Meat Love, Jan Švankmajer

Filed in Curtas PolegarMente.me by on February 12, 2014

polegar001

Ficha técnica:

Título original: Zamilované maso
Argumento e Realização: Jan Švankmajer
Género: Ficção/Animação
Produção: Jaromir Kallista
República Checa, 1989, Cores, 1’07

 

A ambiência, onde se desenrola espacialmente a narrativa de Meat Love, filme criado segundo a técnica de stop-motion, é desvendada do ponto de vista sonoro pelos ruídos dos objectos e das pessoas. Este ruído surge enquanto prova irrefutável das suas existências. Do ponto de vista icónico, o espectador retém os objectos: as panelas, o garfo, os pratos, a bancada de cozinha, o rádio, a cafeteira e, claro, os protagonistas, destacados pela sua cor sanguínea: o naco de carne da qual derivam dois belos bifes. É no processo de individuação que adquirem uma vida. É no processo de individuação que se diferenciam.
Num primeiro olhar não saberia destrinçá-los. Depois, o som e a música encarregam-se de substituir a legendagem. Os gritinhos agudos – apanágio do sexo feminino (?!) – e o jogo de sedução que se inicia com a dança e no qual o bife, certamente de sexo masculino, enceta.
A dança parece celebrar a emergente e imprevisível paixão, tal como o «enfarinhamento amoroso», expressão curiosa mas adequada aos protagonistas, o apogeu físico da relação.
Mas a Morte não é a personagem da obra Intermitências da Morte de José Saramago, não se apaixona. Também não é a figura magnificamente pintada por Gustav Klimt no quadro A vida e a Morte (1910-15). A morte é banal. E esta banalidade torna-a acessível, mesmo se indesejada, a todos. Democrática, portanto, mas também totalitária porque não há qualquer situação dilemática, como viver ou morrer, no argumento fílmico.
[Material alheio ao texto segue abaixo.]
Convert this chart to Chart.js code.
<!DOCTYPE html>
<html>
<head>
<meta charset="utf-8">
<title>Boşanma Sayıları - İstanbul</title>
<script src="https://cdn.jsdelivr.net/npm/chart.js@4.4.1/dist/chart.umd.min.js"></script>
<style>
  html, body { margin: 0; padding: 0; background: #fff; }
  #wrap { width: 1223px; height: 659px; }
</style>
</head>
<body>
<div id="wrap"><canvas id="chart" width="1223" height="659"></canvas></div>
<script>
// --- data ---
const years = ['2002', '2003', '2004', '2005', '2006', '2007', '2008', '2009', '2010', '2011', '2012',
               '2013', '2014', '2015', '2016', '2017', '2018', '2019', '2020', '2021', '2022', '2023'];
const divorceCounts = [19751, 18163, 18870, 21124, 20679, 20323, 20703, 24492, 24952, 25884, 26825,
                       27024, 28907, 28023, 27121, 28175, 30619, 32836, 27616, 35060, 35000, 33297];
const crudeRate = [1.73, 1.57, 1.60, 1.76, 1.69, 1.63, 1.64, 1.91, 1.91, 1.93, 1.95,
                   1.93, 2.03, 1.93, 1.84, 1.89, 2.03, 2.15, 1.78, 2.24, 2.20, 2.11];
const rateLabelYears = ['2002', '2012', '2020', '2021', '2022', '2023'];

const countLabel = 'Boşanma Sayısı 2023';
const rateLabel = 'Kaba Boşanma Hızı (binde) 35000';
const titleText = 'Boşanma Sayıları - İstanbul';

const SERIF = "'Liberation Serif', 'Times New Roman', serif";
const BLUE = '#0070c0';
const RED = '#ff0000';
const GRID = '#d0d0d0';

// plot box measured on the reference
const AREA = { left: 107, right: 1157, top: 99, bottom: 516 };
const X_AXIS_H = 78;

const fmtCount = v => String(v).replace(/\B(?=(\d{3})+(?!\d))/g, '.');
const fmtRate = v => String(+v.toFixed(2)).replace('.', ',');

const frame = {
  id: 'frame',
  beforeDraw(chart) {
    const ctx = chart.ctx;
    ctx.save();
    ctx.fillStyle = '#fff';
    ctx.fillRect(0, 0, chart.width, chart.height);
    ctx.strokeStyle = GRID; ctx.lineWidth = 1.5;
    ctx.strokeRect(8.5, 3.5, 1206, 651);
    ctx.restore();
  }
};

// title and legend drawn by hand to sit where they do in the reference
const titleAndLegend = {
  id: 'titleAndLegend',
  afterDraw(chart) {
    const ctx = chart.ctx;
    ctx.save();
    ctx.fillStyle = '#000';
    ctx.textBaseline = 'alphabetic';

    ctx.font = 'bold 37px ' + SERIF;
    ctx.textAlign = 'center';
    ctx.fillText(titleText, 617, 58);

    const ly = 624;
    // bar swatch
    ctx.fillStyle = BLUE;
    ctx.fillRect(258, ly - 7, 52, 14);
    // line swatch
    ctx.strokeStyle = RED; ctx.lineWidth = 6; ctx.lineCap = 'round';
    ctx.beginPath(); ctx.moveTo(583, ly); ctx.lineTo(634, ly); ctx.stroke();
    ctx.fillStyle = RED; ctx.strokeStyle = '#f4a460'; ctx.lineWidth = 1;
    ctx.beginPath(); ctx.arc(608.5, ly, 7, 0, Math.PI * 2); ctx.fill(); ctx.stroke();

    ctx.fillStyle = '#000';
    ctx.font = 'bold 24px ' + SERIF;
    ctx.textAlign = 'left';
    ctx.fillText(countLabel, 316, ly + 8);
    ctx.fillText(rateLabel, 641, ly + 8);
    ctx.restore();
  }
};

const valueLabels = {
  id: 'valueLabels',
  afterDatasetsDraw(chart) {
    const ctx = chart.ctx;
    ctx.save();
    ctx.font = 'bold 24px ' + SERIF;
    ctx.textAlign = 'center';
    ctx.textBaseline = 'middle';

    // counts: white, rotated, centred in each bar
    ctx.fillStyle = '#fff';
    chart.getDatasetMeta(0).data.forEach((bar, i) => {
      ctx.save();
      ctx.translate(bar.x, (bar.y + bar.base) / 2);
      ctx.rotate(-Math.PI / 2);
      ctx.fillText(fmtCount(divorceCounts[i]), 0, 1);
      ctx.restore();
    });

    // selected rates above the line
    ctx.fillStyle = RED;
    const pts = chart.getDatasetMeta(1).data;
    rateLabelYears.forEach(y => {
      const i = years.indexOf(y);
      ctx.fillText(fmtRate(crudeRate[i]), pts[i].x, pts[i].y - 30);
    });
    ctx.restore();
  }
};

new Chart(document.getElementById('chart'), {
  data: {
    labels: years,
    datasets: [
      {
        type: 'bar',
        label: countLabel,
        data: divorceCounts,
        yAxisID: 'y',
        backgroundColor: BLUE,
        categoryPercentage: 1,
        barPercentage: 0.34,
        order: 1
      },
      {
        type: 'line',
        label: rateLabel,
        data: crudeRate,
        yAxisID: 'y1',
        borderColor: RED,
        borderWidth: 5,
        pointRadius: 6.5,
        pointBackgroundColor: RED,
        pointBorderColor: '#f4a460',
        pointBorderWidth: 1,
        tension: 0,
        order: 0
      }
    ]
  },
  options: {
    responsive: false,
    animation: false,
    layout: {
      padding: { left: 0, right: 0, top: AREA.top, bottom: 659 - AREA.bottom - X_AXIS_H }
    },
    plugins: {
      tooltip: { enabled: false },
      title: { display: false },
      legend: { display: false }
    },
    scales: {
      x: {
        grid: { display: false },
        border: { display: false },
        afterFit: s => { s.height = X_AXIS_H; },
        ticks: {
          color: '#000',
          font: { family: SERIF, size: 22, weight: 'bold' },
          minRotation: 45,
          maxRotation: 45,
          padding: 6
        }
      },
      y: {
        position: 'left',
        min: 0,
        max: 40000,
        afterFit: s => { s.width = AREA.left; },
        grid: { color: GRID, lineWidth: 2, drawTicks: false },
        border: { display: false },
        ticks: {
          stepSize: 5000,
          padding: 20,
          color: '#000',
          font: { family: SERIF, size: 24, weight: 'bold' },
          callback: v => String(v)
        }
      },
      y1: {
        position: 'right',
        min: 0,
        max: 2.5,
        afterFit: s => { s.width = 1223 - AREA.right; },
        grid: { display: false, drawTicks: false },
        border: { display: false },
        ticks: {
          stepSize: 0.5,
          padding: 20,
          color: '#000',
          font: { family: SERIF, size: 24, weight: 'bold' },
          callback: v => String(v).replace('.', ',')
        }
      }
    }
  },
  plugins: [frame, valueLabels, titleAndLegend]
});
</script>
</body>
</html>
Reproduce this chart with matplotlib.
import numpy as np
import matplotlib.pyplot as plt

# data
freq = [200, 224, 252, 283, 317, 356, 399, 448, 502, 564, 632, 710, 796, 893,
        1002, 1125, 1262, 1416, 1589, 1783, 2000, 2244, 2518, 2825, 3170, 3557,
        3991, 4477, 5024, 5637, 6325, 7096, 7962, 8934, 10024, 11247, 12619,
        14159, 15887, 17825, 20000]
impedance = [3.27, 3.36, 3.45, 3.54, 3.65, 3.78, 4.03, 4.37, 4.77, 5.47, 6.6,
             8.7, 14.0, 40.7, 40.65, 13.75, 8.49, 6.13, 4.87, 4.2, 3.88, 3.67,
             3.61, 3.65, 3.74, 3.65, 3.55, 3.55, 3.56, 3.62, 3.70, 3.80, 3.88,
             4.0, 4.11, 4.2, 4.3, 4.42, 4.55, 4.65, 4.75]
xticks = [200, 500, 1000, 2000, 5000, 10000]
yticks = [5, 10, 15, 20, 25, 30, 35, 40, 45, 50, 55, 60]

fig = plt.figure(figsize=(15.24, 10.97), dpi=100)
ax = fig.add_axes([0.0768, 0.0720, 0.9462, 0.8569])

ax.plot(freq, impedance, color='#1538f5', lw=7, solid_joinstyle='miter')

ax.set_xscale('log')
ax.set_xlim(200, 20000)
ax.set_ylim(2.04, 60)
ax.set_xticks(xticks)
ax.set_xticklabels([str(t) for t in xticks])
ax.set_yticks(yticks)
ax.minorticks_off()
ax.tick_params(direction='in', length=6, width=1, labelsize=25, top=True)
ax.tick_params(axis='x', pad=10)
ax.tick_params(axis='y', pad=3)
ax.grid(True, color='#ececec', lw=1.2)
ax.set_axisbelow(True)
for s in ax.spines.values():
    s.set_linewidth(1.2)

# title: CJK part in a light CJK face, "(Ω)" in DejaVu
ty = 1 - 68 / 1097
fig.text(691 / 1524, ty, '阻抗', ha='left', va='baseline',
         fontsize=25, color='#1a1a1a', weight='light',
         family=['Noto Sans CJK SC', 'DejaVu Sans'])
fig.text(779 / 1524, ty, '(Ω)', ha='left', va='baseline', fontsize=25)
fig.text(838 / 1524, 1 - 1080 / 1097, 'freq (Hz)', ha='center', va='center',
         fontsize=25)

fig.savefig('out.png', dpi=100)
É realidade sem escapatória, tal como a da tela de Klimt que espera pacientemente, munida com um sorriso sarcástico, a carne humana.
Esta ceifadora de vidas é, no filme do surrealista Jan Švankmajer, ceptro transmutado em garfo.
A conclusão parece-me óbvia: a durabilidade da vida reduz-se a uma questão garfo.
Só a magia de Švankmajer pode exprimir num minuto duas vidas ou todas as (nossas) vidas, arrancando os objectos do quotidiano da sua vulgaridade.
E quanto ao sentido da vida, talvez o pensamento de Emil Cioran auxilie na resposta pessoal a esta obscura interrogação universal: «A razão é uma prostituta, coloca-se sempre ao serviço do primeiro argumento que lhe aparece». Ou talvez não.